What is this?
We use the total number of non-farm employees, as reported by the Bureau of Labor Statistics, to represent the number of jobs in the Memphis metro area.
Why does it matter?
Residents depend on employment opportunities to support themselves and their families and build a life in Memphis.
Who is responsible?
Job growth is driven by the private sector. Other parties that play a role include the City of Memphis, Shelby County, Shelby County Schools, EDGE, WIN and multiple other governmental and non-governmental agencies that support business and job growth.
How do we measure performance?
We look at whether the Memphis region is adding jobs, and how quickly.
Memphis is adding jobs, which improves regional employment opportunities for those living in the city and surrounding areas. However, the number of jobs in the local economy has not yet reached its pre-recession peak from 2007. Assuming that jobs grow at the current rate of one percent per year, we will surpass 2007's job number in four more years.
Jobs are not added steadily. At different times of year, jobs are added to the economy and then other times of year, we see a significant job loss. For example, the holiday shopping season drives a surge in part-time and full-time retail hiring, but most of those jobs are temporary and eliminated after the holiday rush. The goal is for the overall year-to-year trend to be positive, despite seasonal fluctuations.
The City of Memphis engages in coordinated economic development with Shelby County through EDGE, the Economic Development Growth Engine. EDGE delivers programs that bring new businesses and jobs to Memphis. Additionally, EDGE provides small business and neighborhood business growth support.
For minority and women-owned businesses, the City of Memphis offers MORE, the Memphis Office of Resource and Enterprise. MORE serves as a central point of contact for those businesses to learn how to grow, discover what business opportunities are available in the market, and find other organizations in the area that can help their specific business develop and find talent.

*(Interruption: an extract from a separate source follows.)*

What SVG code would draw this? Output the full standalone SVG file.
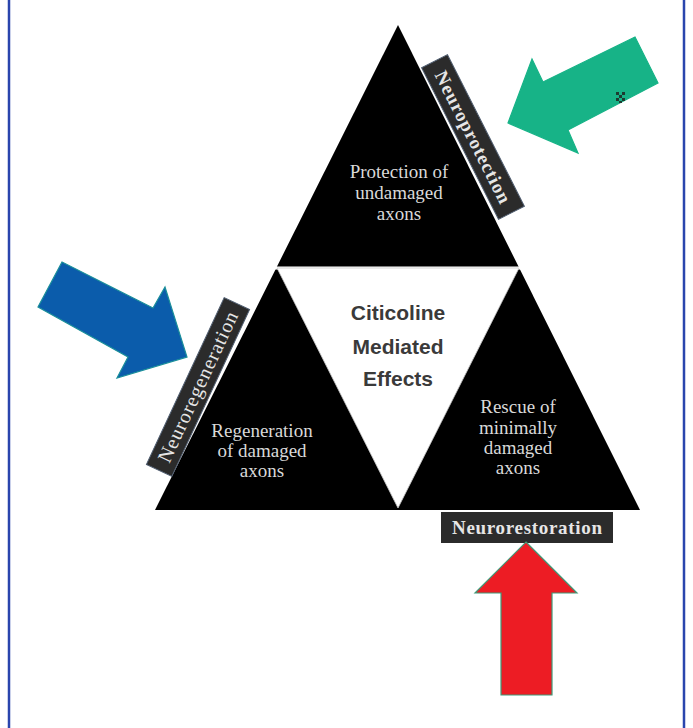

To grow jobs, there must be willing and able job candidates available in the region. As the largest stakeholder in the Shelby County School System and a participant in Tennessee's Drive to 55 Alliance, the City of Memphis aims to increase the supply of qualified talent and makes Memphis a desireable place to grow a business.
Memphis businesses interested in growing and adding jobs can look to a number of resources to help them grow smartly and sustainably, while hiring and compensating employees in an equitable fashion.
In addition to what the City of Memphis offers, multiple other agencies offer business and job growth help. The Greater Memphis Chamber of Commerce offers business growth and workforce-related services to large and small businesses. Entrepreneurs can reach out to the EPICenter, a central point of contact for the region's entrepreneurial support offerings. Additionally, the Workforce Investment Network (WIN), a government-funded agency, provides recruitment support services to companies that want to add jobs or bring jobs to Memphis.